Tuttavia,  rileva altresì segnalare che è comunque fatta salva la possibilità del giudice tributario  adito  di dichiarare ,in tutto o in parte compensate, ossia, destinate a rimanere in tutto o in parte a carico di chi le ha sostenute, le spese in caso di soccombenza reciproca o qualora sussistano gravi ed eccezionali ragioni che devono necessariamente essere richiamate in sede di giudicato in osservanza a quanto disposto dal più volte richiamato art.15 comma 2 del D.lgs.n°546/1992. Il dato normativo ci porta a sostenere che, in tema di liquidazione delle spese, la compensazione delle stesse costituisce chiaramente una eccezione rispetto alla regola generale che dispone necessariamente la soccombenza  al pagamento delle spoese del giudizio unitamente alla soccombenza processuale.

 

Conclusioni:

A parere di chi scrive, può dirsi  condivisibile l’orientamento ultimo assunto dai Giudici di legittimità i quali nella pronuncia in commento hanno ritenuto che la Commissione tributaria regionale non abbia fatto corretta applicazione della normativa contenuta nell’art.15 comma 2 del più volte richiamato D.lgs.n°546/1992 ritenendo, il Collegio tributario giudicante sussistenti i presupposti per giustificare la compensazione delle spese processuali, pur esimendosi il giudice tributario da qualsiasi giustificazione in tal senso, in deroga espressa al precetto normativo  contenuto nel richiamato art.15, comma 2 del D.lgs.n°546/1992.
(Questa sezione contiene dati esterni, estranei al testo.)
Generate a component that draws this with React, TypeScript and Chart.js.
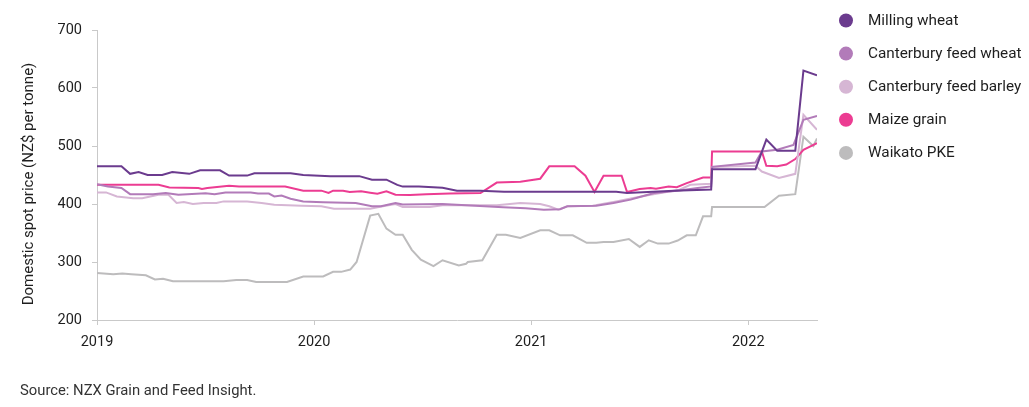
import { useEffect, useRef } from "react";
import { Chart, registerables } from "chart.js";

Chart.register(...registerables);

// x values are months since January 2019
const xTickMonths = [0, 12, 24, 36];
const xTickLabels = ["2019", "2020", "2021", "2022"];
const yTickValues = [200, 300, 400, 500, 600, 700];

const seriesNames = [
  "Milling wheat",
  "Canterbury feed wheat",
  "Canterbury feed barley",
  "Maize grain",
  "Waikato PKE",
];
const seriesColors = ["#6b3b8e", "#b27bb9", "#d6b6d4", "#ec3c92", "#bdbcbd"];

const millingWheatMonths = [0, 1.35, 1.83, 2.3, 2.8, 3.6, 4.16, 5.1, 5.7, 6.8, 7.3, 8.3, 8.7, 10.7, 11.4, 12.9, 14.5, 15.2, 16.0, 16.6, 16.9, 17.8, 19.1, 19.9, 21.2, 22.5, 28.7, 29.3, 31.9, 33.95, 34.0, 36.4, 37.0, 37.6, 38.6, 39.05, 39.8];
const millingWheatPrices = [465, 465, 452, 455, 450, 450, 455, 452, 458, 458, 449, 449, 453, 453, 450, 448, 448, 442, 442, 433, 430, 430, 428, 423, 423, 421, 421, 419, 423, 425, 460, 460, 511, 492, 492, 630, 622];

const feedWheatMonths = [0, 0.6, 1.35, 1.83, 3.1, 3.8, 4.5, 6.0, 6.5, 7.1, 8.5, 8.9, 9.5, 9.8, 10.2, 10.7, 11.4, 12.5, 14.3, 15.2, 15.7, 16.5, 16.9, 19.1, 20.4, 22.45, 23.7, 24.7, 25.6, 26.0, 27.6, 28.55, 29.5, 30.0, 30.8, 32.2, 33.2, 33.95, 34.0, 36.4, 36.75, 37.6, 38.5, 39.05, 39.8];
const feedWheatPrices = [434, 430, 427.5, 417, 417, 419, 416, 418.4, 417, 420, 420, 418, 418, 413, 414.5, 409, 404.5, 403, 401.7, 396, 396, 401.7, 399, 400, 398, 394.3, 392.6, 390.2, 391, 396, 397, 401.7, 407.5, 412, 419, 423.4, 427.5, 430.4, 464, 471.6, 490.6, 493.5, 502, 545, 552];

const feedBarleyMonths = [0, 0.5, 1.1, 2.0, 2.5, 3.4, 3.95, 4.4, 4.8, 5.3, 5.9, 6.6, 7.0, 8.3, 9.1, 9.8, 11.3, 12.4, 13.1, 15.1, 15.8, 16.5, 16.9, 18.4, 19.1, 22.1, 23.4, 24.5, 25.0, 25.5, 26.0, 27.4, 28.7, 29.65, 30.6, 32.2, 32.8, 33.95, 34.0, 36.4, 36.75, 37.7, 38.6, 39.05, 39.8];
const feedBarleyPrices = [420, 420, 413, 410, 410, 416, 416, 401.7, 403.5, 400, 401.7, 401.7, 404.5, 404.5, 401.7, 398.8, 397, 396, 392, 392, 396, 400, 395, 395, 398, 398, 401.7, 400, 396, 390.2, 396, 397, 404.5, 410.2, 416, 424.6, 433, 434.8, 464, 466, 456, 444.8, 452, 553.7, 528];

const maizeMonths = [0, 3.4, 4.0, 5.6, 5.8, 6.1, 7.3, 7.85, 10.4, 11.4, 12.4, 12.8, 13.05, 13.6, 13.97, 14.6, 15.1, 15.5, 16.0, 16.5, 17.3, 18.2, 19.5, 21.2, 22.1, 23.4, 24.5, 25.0, 26.4, 27.0, 27.5, 28.0, 29.0, 29.3, 30.0, 30.6, 30.9, 31.6, 32.05, 32.6, 33.5, 33.95, 34.0, 36.75, 37.0, 37.6, 38.1, 38.6, 39.05, 39.8];
const maizePrices = [433, 433, 428.6, 427.5, 426, 427.5, 431.5, 430, 430, 423, 423, 419, 423, 423, 420.6, 421.8, 419.5, 417.7, 421.8, 416, 415.4, 416.6, 418.3, 419, 437, 438.5, 443.6, 465, 465, 448.7, 420.6, 448.7, 448.7, 420.6, 425.8, 427.5, 426.4, 430, 429, 436, 445.8, 445.8, 490.6, 490.6, 466, 465, 468, 477.5, 493.5, 505];

const pkeMonths = [0, 0.9, 1.4, 1.9, 2.7, 3.2, 3.65, 4.2, 7.0, 7.7, 8.3, 8.8, 10.5, 11.4, 12.5, 13.05, 13.5, 14.0, 14.35, 15.1, 15.55, 16.0, 16.5, 16.9, 17.4, 17.9, 18.6, 19.1, 20.0, 20.4, 20.5, 21.3, 22.1, 22.6, 23.4, 24.5, 25.0, 25.6, 26.3, 27.07, 27.6, 28.0, 28.55, 29.4, 30.0, 30.5, 31.0, 31.6, 32.1, 32.6, 33.1, 33.5, 33.95, 34.0, 36.9, 37.7, 38.6, 39.05, 39.6, 39.8];
const pkePrices = [281, 279, 280, 279, 277, 270, 271, 267, 267, 269, 269, 265.5, 265.5, 275, 275, 283, 283, 287, 300, 380, 383, 357.5, 347, 347, 321, 304, 293, 303, 294, 297, 300, 303, 347, 347, 341.5, 354.6, 354.6, 346, 346, 333, 333, 334.4, 334.4, 339.7, 326, 337.4, 331.7, 331.7, 337, 346, 346, 378.7, 378.7, 394.8, 394.8, 414.3, 417, 516, 500, 513];

const yAxisTitle = "Domestic spot price (NZ$ per tonne)";
const sourceNote = "Source: NZX Grain and Feed Insight.";

const FONT = "Roboto, 'Noto Sans', sans-serif";

function toPoints(xs: number[], ys: number[]) {
  return xs.map((x, i) => ({ x, y: ys[i] }));
}

const extrasPlugin = {
  id: "extras",
  afterDraw(chart: any) {
    const ctx = chart.ctx as CanvasRenderingContext2D;
    ctx.save();
    // legend
    ctx.font = `15.3px ${FONT}`;
    ctx.textBaseline = "middle";
    ctx.textAlign = "left";
    chart.data.datasets.forEach((ds: any, i: number) => {
      const cy = 20.5 + i * 33.1;
      ctx.beginPath();
      ctx.fillStyle = ds.borderColor;
      ctx.arc(846, cy, 7, 0, Math.PI * 2);
      ctx.fill();
      ctx.fillStyle = "#1e1e1e";
      ctx.fillText(ds.label, 868, cy + 0.5);
    });
    // y axis title
    ctx.save();
    ctx.translate(29, 184);
    ctx.rotate(-Math.PI / 2);
    ctx.textAlign = "center";
    ctx.fillStyle = "#1e1e1e";
    ctx.font = `15px ${FONT}`;
    ctx.fillText(yAxisTitle, 0, 0);
    ctx.restore();
    // source
    ctx.textAlign = "left";
    ctx.fillStyle = "#333";
    ctx.font = `14.8px ${FONT}`;
    ctx.fillText(sourceNote, 20, 391);
    ctx.restore();
  },
};

export default function App() {
  const ref = useRef<HTMLCanvasElement>(null);
  useEffect(() => {
    document.body.style.margin = "0";
    const series = [
      toPoints(millingWheatMonths, millingWheatPrices),
      toPoints(feedWheatMonths, feedWheatPrices),
      toPoints(feedBarleyMonths, feedBarleyPrices),
      toPoints(maizeMonths, maizePrices),
      toPoints(pkeMonths, pkePrices),
    ];
    const chart = new Chart(ref.current!, {
      type: "line",
      data: {
        datasets: series.map((data, i) => ({
          label: seriesNames[i],
          data,
          borderColor: seriesColors[i],
          backgroundColor: seriesColors[i],
          borderWidth: 2,
          pointRadius: 0,
          tension: 0,
          fill: false,
        })),
      },
      options: {
        animation: false,
        responsive: true,
        maintainAspectRatio: false,
        layout: { padding: { top: 30, right: 212, left: 0, bottom: 0 } },
        plugins: { legend: { display: false }, tooltip: { enabled: false } },
        font: { family: FONT },
        scales: {
          x: {
            type: "linear",
            min: 0,
            max: 39.8,
            afterBuildTicks: (scale: any) => {
              scale.ticks = xTickMonths.map((v) => ({ value: v }));
            },
            afterFit: (scale: any) => {
              scale.height = 87;
            },
            ticks: {
              callback: (_v: any, i: number) => xTickLabels[i],
              color: "#1e1e1e",
              font: { family: FONT, size: 14.5 },
              padding: 9,
              maxRotation: 0,
            },
            grid: { drawOnChartArea: false, drawTicks: true, tickLength: 5, color: "#c9c9c9" },
            border: { display: true, color: "#c9c9c9", width: 1 },
          },
          y: {
            type: "linear",
            min: 200,
            max: 700,
            afterBuildTicks: (scale: any) => {
              scale.ticks = yTickValues.map((v) => ({ value: v }));
            },
            afterFit: (scale: any) => {
              scale.width = 97;
            },
            ticks: {
              color: "#1e1e1e",
              font: { family: FONT, size: 14.5 },
              padding: 10,
            },
            grid: { drawOnChartArea: false, drawTicks: true, tickLength: 5, color: "#c9c9c9" },
            border: { display: true, color: "#c9c9c9", width: 1 },
          },
        },
      },
      plugins: [extrasPlugin],
    } as any);
    return () => chart.destroy();
  }, []);
  return (
    <div style={{ width: 1029, height: 407, position: "relative" }}>
      <canvas ref={ref} />
    </div>
  );
}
In particolare, la giurisprudenza prevalente ritiene che la pronuncia avente ad oggetto la compensazione delle spese processuali è da ritenersi insindacabile in sede di legittimità, eccetto i casi in cui siano espresse ragioni palesemente illogiche tali da inficiare per la loro stessa inconsistenza o palese erroneità il processo formativo della volontà decisionale.

In particolare, proprio sulla questione delle spese processuali  la stessa Corte di Cassazione a Sezioni Unite in concomitanza della pronuncia N°20598 del 30/07/2008 ha sancito la necessità che il provvedimento di compensazione delle spese processuali trovi sempre e comunque un adeguato supporto motivazionale.

 

 

 

Pertanto, l’obbligo motivazionale in tal senso, dovrà ritenersi assolto nel caso in cui la parte motiva della sentenza contenga considerazioni giuridiche o di fatto tali da risultare idonee per potere giustificare la regolazione delle spese processuali adottata in sede di giudicato.
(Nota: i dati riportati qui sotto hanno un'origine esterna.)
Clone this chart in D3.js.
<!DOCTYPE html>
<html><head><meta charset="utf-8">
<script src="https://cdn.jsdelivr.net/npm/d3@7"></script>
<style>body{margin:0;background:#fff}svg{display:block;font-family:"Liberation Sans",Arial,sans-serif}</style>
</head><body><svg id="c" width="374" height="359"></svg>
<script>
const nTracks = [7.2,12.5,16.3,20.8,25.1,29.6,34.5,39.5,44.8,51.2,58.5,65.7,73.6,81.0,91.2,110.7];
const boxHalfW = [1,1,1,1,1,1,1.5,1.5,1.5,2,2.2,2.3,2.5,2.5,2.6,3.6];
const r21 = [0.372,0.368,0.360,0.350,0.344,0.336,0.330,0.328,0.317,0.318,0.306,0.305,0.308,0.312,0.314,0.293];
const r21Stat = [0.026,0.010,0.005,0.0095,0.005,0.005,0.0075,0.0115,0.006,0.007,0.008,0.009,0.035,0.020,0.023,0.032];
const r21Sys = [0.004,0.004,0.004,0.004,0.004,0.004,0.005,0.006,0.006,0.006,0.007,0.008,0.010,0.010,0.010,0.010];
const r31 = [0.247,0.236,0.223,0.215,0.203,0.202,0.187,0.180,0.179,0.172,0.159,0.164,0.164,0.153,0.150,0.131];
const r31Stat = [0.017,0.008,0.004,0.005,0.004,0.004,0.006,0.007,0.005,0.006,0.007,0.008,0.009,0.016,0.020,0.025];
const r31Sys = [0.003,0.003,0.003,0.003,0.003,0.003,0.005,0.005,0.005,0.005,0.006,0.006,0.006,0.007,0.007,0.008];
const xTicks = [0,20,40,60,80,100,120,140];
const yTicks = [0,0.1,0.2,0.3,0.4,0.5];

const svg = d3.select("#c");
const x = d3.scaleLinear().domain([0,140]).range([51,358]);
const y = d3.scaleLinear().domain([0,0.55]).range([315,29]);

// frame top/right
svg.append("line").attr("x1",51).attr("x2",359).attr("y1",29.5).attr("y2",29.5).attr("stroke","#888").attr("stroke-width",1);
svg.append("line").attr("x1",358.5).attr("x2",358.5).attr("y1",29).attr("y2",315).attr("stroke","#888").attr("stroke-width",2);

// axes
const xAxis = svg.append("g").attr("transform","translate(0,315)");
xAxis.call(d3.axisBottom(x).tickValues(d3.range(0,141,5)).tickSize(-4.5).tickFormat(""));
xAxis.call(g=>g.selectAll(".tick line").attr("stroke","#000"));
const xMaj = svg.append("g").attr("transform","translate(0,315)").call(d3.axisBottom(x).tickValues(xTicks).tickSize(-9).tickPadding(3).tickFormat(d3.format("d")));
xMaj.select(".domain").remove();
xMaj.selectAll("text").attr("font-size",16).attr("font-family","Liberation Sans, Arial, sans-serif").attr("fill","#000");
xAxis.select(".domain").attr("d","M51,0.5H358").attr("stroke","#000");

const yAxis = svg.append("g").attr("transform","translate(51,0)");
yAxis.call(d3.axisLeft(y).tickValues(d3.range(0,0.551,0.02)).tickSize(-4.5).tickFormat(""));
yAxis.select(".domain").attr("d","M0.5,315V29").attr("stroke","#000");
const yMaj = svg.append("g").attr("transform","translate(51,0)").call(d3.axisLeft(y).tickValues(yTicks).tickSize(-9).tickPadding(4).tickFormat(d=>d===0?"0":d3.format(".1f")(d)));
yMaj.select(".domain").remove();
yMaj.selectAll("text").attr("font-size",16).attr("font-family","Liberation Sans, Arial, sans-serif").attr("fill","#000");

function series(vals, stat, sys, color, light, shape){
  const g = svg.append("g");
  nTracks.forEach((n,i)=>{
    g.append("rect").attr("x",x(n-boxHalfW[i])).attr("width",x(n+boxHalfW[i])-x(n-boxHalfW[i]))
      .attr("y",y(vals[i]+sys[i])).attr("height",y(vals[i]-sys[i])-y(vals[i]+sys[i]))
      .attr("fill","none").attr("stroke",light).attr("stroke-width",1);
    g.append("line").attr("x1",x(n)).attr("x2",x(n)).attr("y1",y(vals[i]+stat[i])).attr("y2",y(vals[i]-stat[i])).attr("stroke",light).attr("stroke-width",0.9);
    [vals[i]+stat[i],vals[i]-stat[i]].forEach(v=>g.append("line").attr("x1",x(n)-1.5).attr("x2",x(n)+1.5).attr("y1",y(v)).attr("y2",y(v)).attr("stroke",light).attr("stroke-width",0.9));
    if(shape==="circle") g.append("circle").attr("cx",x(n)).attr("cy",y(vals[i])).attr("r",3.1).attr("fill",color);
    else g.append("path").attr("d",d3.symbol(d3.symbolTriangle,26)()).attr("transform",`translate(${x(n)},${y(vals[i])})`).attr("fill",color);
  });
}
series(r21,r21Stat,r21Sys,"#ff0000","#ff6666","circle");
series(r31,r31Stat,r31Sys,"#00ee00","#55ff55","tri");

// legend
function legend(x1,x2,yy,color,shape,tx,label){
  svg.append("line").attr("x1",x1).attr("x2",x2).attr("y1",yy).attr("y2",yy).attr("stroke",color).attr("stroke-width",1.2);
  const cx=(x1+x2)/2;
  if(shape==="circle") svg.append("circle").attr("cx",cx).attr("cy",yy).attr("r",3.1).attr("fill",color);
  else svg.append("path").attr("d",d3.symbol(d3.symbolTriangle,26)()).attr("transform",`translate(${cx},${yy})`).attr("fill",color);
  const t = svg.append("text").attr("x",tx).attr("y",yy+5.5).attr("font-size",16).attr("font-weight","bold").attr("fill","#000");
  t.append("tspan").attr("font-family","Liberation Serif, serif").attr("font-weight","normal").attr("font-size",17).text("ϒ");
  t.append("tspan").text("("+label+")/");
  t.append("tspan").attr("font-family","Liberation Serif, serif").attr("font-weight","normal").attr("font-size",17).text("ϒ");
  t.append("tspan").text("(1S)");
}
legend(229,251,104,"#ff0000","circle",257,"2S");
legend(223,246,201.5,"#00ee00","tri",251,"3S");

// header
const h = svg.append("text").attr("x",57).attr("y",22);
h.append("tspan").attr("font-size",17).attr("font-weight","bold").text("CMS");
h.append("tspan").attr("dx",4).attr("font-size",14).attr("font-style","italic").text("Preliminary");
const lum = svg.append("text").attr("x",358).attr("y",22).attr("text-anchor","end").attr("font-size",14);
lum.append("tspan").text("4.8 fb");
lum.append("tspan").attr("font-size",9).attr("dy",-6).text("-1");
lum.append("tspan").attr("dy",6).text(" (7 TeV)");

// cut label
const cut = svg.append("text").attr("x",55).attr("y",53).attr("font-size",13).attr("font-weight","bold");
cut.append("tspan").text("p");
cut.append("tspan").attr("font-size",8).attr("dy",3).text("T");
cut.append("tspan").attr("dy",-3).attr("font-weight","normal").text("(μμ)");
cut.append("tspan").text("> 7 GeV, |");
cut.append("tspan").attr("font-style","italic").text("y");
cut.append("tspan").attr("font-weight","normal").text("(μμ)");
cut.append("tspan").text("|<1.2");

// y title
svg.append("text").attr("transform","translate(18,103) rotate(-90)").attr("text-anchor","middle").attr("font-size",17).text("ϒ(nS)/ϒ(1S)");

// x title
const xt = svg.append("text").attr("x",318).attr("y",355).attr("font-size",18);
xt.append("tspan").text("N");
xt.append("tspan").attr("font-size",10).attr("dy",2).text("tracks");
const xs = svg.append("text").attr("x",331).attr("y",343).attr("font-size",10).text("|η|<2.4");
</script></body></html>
A titolo esemplificativo,volendo fare dei riferimenti precisi possiamo dire che sicuramente risulterebbe motivata in sentenza la compensazione delle spese di lite qualora nella parte motiva del giudicato, si facesse riferimento a:

  • oscillazioni giurisprudenziali sulla questione di merito;
  • oggettive difficoltà di accertamenti di fatto idonee a incidere sulla conoscibilità delle ragioni espresse dalle parti nei loro atti difensivi;
  • palese sproporzione tra l’interesse concreto realizzato dalla parte vittoriosa e il costo delle attività processuali richieste;
  • comportamento processuale eccessivamente restio a proposte conciliative plausibili in relazione alle concrete risultanze processuali.
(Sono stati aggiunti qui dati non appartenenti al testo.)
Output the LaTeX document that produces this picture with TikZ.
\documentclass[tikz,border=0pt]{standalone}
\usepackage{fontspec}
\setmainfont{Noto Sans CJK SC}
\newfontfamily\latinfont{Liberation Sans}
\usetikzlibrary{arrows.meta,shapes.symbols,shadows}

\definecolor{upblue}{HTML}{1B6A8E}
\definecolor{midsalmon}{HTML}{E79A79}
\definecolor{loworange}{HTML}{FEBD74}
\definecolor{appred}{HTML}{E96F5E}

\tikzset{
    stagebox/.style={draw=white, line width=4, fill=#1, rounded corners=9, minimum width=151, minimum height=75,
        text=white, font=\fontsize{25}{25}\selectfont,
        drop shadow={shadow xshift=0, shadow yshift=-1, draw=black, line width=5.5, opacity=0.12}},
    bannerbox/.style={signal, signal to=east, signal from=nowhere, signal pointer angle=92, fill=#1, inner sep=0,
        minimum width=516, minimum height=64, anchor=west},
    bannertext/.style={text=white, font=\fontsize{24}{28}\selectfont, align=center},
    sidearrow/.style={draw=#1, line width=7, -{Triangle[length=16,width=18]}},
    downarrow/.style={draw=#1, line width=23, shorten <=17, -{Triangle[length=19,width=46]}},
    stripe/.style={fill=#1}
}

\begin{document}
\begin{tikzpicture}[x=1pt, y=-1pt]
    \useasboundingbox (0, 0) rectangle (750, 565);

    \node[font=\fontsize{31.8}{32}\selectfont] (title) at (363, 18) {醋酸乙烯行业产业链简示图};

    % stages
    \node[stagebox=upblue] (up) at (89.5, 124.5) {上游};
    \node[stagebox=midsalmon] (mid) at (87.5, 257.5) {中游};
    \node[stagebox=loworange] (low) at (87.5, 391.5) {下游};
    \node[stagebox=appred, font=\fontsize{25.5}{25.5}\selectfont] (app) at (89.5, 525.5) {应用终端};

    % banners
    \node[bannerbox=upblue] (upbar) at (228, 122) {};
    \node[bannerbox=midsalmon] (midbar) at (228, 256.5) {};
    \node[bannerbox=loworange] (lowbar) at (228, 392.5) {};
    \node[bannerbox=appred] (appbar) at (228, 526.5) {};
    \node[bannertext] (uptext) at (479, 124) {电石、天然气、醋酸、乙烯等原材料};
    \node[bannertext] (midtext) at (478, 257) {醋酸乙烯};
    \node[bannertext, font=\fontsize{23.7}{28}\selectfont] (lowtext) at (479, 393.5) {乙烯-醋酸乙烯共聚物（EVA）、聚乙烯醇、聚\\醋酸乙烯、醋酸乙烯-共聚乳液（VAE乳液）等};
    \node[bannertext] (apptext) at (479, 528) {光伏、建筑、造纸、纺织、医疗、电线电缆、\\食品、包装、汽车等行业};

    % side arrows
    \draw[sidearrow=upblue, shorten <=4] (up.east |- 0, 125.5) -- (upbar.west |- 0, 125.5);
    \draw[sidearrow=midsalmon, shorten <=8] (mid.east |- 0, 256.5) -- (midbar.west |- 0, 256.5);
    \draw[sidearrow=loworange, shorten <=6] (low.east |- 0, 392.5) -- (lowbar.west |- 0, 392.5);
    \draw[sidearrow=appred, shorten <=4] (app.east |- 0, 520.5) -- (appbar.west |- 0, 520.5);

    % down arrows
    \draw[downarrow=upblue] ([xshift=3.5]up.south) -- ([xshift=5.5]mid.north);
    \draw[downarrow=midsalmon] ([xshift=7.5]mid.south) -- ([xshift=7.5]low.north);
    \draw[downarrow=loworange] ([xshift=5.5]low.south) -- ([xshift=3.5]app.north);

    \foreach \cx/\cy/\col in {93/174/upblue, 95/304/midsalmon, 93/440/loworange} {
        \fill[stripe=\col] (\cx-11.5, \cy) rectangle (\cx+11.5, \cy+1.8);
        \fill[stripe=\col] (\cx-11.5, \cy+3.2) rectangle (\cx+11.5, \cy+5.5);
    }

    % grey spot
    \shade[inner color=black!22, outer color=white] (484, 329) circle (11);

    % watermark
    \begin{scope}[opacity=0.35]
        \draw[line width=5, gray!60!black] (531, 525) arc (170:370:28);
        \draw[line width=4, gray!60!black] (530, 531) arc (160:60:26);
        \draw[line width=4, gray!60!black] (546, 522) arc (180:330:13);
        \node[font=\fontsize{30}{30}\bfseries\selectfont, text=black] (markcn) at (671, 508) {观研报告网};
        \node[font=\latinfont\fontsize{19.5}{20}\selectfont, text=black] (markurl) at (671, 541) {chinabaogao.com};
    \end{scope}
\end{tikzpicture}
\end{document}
Ne deriva che, la decisione disposta dal Collegio tributario deve considerarsi priva di motivazione allorquando contenga la tautologica affermazione secondo cui:”sussistono giusti motivi per compensare le spese di giudizio” ovviando il giudice tributario  a qualsiasi giustificazione congrua in tal senso.

E’ questa la casistica davanti alla quale si è trovata la Corte di Cassazione nella vicenda sopra richiamata    che ha ribadito un orientamento ormai pacifico sulla questione espresso anche dalle Sezioni Unite e recepito da altre pronunce che si sono espresse in tal senso.

Del resto, tale orientamento giurisprudenziale sembra  avere trovato una ulteriore conferma, ove ce ne fosse stato bisogno in termini di legittimità, anche nelle modifiche ultime apportate dal D.lgs.n°156/2015 alla normativa contenuta nel D.lgs.n°546/1992 in vigore dal 1°gennaio 2016.

Mi riferisco, in particolare alle previsioni normative contenute nel più volte richiamato art.15, comma 2 bis – 2ter -2quater – 2quinquies- 2sexies- 2 septies- 2 octies che per certi versi non avrebbero senso nel caso in cui fosse dato adito ad una sorta di “automatismo” nella compensazione delle spese processuali.

Tuttavia, come già segnalato, l’orientamento ormai prevalente per non dire  granitico dei Giudici di Palazzaccio sulla questione,  sembra non bastare poiché sono ancora tante le Commissioni tributarie che a dispetto di una normativa  nonché di una giurisprudenza chiara ed inequivocabile, dispongono  la compensazione delle spese di giudizio  omettendo in sede di giudicato il richiamo a motivazioni congrue e specifiche.